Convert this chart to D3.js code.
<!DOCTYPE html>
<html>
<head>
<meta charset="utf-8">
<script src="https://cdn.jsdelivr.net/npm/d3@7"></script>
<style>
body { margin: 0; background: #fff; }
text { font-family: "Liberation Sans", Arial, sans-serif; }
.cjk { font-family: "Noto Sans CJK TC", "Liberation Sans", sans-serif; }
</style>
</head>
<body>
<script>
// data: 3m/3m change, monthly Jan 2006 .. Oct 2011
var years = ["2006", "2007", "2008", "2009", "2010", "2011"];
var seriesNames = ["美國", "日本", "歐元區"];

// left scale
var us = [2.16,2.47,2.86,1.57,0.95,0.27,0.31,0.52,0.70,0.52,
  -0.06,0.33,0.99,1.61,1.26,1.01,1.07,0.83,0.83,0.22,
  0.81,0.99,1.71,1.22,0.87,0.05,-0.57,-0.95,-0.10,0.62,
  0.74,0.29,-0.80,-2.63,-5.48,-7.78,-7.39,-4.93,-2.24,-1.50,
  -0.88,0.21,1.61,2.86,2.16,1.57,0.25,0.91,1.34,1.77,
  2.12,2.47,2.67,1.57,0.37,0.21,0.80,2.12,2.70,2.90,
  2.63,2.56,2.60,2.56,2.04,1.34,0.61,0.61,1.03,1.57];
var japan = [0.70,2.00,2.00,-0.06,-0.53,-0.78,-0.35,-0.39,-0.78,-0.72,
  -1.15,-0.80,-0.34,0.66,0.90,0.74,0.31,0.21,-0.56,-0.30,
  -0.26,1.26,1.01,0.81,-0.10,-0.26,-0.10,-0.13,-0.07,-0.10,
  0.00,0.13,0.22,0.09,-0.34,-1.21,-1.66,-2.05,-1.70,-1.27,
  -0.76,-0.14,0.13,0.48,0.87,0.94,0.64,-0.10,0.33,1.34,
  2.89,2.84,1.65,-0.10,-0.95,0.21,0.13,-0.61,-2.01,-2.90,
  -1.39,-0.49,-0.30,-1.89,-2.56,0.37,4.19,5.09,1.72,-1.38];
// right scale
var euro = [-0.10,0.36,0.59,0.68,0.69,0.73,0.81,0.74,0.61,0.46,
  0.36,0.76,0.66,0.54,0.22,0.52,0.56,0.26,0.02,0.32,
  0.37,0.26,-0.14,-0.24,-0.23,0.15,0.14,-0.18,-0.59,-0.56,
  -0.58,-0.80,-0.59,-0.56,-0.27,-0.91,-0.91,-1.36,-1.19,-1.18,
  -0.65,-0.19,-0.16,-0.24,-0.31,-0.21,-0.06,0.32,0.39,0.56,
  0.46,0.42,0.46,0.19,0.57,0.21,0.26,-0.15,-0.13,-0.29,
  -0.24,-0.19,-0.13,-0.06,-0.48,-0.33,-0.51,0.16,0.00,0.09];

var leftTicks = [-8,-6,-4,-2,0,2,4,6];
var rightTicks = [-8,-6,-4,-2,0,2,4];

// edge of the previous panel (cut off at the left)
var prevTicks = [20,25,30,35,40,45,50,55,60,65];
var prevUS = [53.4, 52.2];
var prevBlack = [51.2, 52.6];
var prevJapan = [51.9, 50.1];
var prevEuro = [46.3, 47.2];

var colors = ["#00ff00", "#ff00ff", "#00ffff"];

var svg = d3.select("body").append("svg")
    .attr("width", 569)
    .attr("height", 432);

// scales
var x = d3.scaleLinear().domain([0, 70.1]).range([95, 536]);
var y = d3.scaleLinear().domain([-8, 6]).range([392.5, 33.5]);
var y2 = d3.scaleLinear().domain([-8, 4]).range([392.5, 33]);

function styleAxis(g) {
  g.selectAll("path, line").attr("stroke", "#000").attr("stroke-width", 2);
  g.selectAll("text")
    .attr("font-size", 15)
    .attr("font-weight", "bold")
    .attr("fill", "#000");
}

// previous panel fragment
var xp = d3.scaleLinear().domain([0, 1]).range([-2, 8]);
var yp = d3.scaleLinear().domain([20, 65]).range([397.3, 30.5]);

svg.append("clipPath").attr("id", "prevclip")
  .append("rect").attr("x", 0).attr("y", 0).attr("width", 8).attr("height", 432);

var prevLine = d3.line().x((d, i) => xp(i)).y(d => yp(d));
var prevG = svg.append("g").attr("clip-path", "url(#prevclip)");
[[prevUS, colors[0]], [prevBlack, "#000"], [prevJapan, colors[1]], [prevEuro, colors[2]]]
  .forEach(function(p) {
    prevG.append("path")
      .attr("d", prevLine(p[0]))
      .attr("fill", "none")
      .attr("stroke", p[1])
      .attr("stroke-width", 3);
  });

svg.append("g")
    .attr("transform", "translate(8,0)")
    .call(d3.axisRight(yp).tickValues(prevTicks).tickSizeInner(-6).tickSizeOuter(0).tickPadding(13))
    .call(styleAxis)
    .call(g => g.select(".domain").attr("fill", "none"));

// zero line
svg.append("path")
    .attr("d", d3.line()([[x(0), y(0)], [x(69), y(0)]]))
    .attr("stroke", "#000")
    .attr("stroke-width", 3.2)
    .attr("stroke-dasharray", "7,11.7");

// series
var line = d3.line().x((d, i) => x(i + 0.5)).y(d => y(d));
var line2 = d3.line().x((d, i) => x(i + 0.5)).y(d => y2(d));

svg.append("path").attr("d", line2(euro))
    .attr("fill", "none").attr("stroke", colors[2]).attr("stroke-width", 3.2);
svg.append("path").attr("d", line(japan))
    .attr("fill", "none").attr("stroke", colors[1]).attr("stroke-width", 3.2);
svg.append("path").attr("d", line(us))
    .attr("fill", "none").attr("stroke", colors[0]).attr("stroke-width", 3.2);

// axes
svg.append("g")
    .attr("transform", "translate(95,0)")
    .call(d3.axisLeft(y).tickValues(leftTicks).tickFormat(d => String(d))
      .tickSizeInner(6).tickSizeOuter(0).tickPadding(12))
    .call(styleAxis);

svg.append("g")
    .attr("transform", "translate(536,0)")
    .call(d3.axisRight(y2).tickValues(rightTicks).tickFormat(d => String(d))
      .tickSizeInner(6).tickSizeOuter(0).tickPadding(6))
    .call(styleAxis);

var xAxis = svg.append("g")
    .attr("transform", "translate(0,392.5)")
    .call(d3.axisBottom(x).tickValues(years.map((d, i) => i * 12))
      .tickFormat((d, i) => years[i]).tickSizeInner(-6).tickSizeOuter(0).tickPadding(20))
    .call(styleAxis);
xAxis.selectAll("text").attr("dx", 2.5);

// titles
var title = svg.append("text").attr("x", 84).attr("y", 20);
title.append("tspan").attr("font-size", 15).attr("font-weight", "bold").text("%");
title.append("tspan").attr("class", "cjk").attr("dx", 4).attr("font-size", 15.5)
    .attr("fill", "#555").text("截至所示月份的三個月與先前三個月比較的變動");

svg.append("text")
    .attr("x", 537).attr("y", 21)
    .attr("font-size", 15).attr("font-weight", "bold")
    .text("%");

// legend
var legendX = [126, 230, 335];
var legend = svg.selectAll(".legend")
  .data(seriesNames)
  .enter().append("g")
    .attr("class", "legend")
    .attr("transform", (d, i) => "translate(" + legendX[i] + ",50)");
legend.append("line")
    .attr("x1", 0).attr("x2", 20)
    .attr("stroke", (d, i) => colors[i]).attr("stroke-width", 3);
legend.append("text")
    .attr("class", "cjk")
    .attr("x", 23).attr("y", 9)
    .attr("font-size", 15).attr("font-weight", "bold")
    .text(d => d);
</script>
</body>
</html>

═══

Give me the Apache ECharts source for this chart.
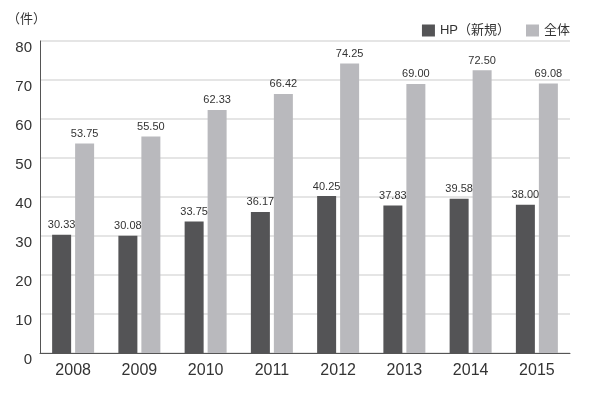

═══

* What you are asked to do *
Copy the records above exactly, beginning at the line that contains "Convert this chart to D3.js code." and stopping after the line that contains "-0.24,-0.19,-0.13,-0.06,-0.48,-0.33,-0.51,0.16,0.00,0.09];".

* Exercise result *
Convert this chart to D3.js code.
<!DOCTYPE html>
<html>
<head>
<meta charset="utf-8">
<script src="https://cdn.jsdelivr.net/npm/d3@7"></script>
<style>
body { margin: 0; background: #fff; }
text { font-family: "Liberation Sans", Arial, sans-serif; }
.cjk { font-family: "Noto Sans CJK TC", "Liberation Sans", sans-serif; }
</style>
</head>
<body>
<script>
// data: 3m/3m change, monthly Jan 2006 .. Oct 2011
var years = ["2006", "2007", "2008", "2009", "2010", "2011"];
var seriesNames = ["美國", "日本", "歐元區"];

// left scale
var us = [2.16,2.47,2.86,1.57,0.95,0.27,0.31,0.52,0.70,0.52,
  -0.06,0.33,0.99,1.61,1.26,1.01,1.07,0.83,0.83,0.22,
  0.81,0.99,1.71,1.22,0.87,0.05,-0.57,-0.95,-0.10,0.62,
  0.74,0.29,-0.80,-2.63,-5.48,-7.78,-7.39,-4.93,-2.24,-1.50,
  -0.88,0.21,1.61,2.86,2.16,1.57,0.25,0.91,1.34,1.77,
  2.12,2.47,2.67,1.57,0.37,0.21,0.80,2.12,2.70,2.90,
  2.63,2.56,2.60,2.56,2.04,1.34,0.61,0.61,1.03,1.57];
var japan = [0.70,2.00,2.00,-0.06,-0.53,-0.78,-0.35,-0.39,-0.78,-0.72,
  -1.15,-0.80,-0.34,0.66,0.90,0.74,0.31,0.21,-0.56,-0.30,
  -0.26,1.26,1.01,0.81,-0.10,-0.26,-0.10,-0.13,-0.07,-0.10,
  0.00,0.13,0.22,0.09,-0.34,-1.21,-1.66,-2.05,-1.70,-1.27,
  -0.76,-0.14,0.13,0.48,0.87,0.94,0.64,-0.10,0.33,1.34,
  2.89,2.84,1.65,-0.10,-0.95,0.21,0.13,-0.61,-2.01,-2.90,
  -1.39,-0.49,-0.30,-1.89,-2.56,0.37,4.19,5.09,1.72,-1.38];
// right scale
var euro = [-0.10,0.36,0.59,0.68,0.69,0.73,0.81,0.74,0.61,0.46,
  0.36,0.76,0.66,0.54,0.22,0.52,0.56,0.26,0.02,0.32,
  0.37,0.26,-0.14,-0.24,-0.23,0.15,0.14,-0.18,-0.59,-0.56,
  -0.58,-0.80,-0.59,-0.56,-0.27,-0.91,-0.91,-1.36,-1.19,-1.18,
  -0.65,-0.19,-0.16,-0.24,-0.31,-0.21,-0.06,0.32,0.39,0.56,
  0.46,0.42,0.46,0.19,0.57,0.21,0.26,-0.15,-0.13,-0.29,
  -0.24,-0.19,-0.13,-0.06,-0.48,-0.33,-0.51,0.16,0.00,0.09];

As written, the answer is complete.